August 23, 1970 | 3 weeks at #1
Seen by Martin before? No
What did I expect? Had not heard of it. Something comic and strident, perhaps.
What did I get? Now here is a truly interesting movie. Based on a 1967 novel by Sue Kaufman (anyone out there read it?) and never for a moment losing the ineffable stamp of an adaptation, Diary of a Mad Housewife is that rare “issue movie” that manages to transcend its issue. At once broadly satirical and finely true-to-life, the movie sometimes makes nonsense of its ostensible message — that the problem with Tina Balser’s life is the men in it — and frequently smuggles in oodles of resonant footage involving authentic human beings.

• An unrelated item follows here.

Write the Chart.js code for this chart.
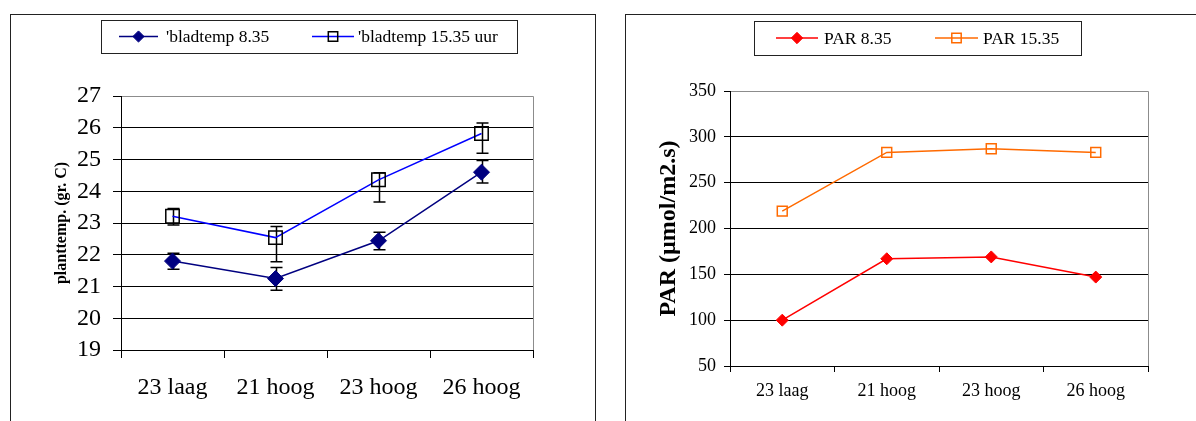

No mean feat.
Upper East Side housewife Tina is bored and constrained by her insufferably aspiring attorney husband Jonathan, whose apparent social successes leave her mousey and ineffective by comparison. (The truth is that she’s kind of mousey, full stop.) Richard Benjamin is perfectly cast as the irritating and childish aficionado type who neglects her at home. So bashful Tina starts an affair with George Prager, a successful novelist portrayed by a very young Frank Langella.

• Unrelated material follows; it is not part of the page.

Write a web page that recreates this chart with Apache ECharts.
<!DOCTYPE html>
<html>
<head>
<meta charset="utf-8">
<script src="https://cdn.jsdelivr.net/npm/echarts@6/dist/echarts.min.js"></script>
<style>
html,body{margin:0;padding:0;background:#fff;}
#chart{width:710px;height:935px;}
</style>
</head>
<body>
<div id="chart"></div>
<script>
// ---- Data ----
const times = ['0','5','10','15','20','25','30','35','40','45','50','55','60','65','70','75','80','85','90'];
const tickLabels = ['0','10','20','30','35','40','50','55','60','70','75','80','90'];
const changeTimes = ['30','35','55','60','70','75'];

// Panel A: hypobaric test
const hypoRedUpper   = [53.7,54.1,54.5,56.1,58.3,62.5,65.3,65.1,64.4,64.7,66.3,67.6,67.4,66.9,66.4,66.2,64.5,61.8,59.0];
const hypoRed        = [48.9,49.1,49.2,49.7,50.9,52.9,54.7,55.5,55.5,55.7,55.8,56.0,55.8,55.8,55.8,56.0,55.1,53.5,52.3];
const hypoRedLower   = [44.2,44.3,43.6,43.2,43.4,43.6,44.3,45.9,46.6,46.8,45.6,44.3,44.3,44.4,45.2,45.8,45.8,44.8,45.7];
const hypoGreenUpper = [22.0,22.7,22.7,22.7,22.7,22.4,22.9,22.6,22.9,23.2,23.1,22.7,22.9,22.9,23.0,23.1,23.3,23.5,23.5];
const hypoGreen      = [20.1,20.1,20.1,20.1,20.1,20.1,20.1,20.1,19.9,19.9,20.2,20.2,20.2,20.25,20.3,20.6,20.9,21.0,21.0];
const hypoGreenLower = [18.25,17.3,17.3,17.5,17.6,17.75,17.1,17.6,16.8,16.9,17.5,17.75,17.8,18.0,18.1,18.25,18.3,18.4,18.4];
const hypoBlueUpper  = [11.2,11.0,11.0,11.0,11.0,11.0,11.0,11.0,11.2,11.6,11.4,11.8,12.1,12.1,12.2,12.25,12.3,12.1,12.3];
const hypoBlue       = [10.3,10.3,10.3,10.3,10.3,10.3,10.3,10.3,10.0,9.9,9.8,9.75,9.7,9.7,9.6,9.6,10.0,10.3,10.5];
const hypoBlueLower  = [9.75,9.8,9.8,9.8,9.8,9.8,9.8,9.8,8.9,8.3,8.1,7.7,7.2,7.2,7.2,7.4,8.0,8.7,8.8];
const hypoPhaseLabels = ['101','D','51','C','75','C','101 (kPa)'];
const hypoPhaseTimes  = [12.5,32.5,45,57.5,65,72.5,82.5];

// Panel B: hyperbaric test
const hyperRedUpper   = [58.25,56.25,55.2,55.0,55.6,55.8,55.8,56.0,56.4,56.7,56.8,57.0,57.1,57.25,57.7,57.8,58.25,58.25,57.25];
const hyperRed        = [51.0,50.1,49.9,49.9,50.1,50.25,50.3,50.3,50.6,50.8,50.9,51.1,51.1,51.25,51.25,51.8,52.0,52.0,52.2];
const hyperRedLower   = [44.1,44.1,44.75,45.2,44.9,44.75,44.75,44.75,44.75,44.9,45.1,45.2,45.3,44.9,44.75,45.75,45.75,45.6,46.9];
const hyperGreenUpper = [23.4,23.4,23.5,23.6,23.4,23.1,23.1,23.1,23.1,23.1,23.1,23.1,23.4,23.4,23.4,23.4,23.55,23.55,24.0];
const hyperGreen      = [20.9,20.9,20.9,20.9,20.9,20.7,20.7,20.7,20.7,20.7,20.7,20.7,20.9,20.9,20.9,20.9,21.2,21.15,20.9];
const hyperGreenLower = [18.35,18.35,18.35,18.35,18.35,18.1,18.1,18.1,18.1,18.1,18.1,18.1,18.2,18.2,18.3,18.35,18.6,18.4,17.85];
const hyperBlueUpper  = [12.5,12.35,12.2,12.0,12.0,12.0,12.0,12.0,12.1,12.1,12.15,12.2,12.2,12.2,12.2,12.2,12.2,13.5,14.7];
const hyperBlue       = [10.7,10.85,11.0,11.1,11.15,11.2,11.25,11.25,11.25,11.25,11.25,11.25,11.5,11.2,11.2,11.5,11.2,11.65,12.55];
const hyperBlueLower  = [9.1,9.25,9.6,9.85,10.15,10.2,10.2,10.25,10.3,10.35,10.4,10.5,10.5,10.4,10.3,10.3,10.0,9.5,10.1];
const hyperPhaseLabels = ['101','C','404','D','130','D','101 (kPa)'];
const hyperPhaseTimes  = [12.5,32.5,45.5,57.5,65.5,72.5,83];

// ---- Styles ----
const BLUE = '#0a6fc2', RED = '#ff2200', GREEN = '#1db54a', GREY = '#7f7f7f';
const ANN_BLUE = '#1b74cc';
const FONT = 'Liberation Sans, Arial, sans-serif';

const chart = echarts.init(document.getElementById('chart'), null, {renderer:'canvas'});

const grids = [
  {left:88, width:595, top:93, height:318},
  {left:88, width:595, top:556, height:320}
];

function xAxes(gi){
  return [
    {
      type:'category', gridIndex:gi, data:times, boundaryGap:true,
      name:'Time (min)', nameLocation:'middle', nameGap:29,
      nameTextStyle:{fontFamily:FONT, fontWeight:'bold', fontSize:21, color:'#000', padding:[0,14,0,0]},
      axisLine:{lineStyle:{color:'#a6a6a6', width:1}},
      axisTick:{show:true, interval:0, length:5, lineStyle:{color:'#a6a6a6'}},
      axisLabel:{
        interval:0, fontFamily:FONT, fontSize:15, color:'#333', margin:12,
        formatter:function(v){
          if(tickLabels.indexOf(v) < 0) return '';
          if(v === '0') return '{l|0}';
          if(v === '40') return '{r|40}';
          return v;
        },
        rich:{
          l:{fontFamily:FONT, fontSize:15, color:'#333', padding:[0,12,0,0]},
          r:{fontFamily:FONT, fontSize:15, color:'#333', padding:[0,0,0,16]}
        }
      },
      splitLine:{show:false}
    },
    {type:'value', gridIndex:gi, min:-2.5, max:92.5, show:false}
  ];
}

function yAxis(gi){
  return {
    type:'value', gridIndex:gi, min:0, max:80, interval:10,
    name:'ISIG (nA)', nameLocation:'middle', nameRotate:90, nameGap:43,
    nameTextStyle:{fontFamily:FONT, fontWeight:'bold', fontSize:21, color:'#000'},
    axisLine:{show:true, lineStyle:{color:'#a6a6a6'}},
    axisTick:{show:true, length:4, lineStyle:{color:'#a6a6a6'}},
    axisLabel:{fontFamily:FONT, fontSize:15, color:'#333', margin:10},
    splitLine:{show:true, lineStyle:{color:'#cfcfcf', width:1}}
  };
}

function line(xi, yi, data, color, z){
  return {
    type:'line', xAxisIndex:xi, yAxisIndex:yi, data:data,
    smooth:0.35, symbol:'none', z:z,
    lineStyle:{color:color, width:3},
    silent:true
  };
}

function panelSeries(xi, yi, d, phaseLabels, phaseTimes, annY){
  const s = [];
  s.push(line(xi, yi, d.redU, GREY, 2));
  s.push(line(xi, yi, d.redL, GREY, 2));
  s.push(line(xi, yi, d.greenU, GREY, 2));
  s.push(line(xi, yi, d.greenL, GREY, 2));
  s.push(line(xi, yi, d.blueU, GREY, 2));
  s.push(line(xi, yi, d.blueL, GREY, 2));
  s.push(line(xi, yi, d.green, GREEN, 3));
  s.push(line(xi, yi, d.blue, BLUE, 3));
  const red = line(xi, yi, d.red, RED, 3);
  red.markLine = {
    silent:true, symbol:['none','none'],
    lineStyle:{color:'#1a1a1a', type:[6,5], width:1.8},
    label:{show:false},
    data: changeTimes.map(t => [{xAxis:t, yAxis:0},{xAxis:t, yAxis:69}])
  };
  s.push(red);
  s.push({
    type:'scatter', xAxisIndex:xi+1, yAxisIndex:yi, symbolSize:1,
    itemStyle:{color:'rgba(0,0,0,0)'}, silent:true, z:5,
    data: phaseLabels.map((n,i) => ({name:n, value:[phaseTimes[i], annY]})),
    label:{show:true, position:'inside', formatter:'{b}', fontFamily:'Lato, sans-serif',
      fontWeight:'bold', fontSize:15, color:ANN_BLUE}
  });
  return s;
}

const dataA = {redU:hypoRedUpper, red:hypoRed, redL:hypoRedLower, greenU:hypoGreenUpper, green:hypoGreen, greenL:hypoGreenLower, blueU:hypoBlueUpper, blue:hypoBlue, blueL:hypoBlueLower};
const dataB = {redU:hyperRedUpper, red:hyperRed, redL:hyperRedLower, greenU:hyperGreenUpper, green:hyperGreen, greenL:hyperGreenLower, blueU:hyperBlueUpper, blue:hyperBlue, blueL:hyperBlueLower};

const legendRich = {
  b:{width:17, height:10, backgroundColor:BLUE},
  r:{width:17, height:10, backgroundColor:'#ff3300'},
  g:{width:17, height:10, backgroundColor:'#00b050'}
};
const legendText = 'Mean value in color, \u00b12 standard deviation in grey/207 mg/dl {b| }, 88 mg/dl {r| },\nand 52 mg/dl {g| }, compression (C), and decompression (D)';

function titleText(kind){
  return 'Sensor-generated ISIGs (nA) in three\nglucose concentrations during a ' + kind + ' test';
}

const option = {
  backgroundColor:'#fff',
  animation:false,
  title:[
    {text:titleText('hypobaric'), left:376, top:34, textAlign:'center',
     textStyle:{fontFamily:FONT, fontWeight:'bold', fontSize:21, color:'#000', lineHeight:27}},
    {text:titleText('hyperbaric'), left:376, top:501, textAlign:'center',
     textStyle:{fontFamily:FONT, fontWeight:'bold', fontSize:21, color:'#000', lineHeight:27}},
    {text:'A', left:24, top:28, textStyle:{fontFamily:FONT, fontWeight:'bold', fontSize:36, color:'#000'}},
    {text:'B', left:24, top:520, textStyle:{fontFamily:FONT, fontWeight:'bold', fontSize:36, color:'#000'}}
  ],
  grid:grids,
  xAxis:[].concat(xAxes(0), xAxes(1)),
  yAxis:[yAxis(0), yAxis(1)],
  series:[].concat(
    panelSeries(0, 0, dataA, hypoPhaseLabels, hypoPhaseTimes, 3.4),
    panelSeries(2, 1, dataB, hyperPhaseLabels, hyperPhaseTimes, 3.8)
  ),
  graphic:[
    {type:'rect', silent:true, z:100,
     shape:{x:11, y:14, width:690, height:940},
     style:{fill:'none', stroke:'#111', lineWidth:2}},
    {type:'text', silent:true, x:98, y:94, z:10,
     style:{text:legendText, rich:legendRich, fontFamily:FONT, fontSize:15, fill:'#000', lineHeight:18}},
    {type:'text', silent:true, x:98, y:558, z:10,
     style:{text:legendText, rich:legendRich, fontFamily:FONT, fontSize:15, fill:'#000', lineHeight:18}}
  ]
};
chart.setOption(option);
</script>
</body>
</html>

The first sections of Diary of a Mad Housewife aren’t terribly promising, but once Tina and George’s assignations go weekly, Tina becomes a more complex and relatable character. The movie’s inherent frankness emerges; its observational nuances deepen. Carrie Snodgress is remarkable in the title role, all the more so because her appealingly raspy voice and recessive demeanor unmistakably mark her as an underrepresented type in movies.
So recessive, in fact, that one can’t really credit the movie’s supposed argument: that it’s the fault of all those oppressive men. True, she does gain a measure of self-possession by movie’s end, but one suspects that she’s simply an unemphatic person. And that’s okay — a feel for genuine humanity always trumps political sloganeering.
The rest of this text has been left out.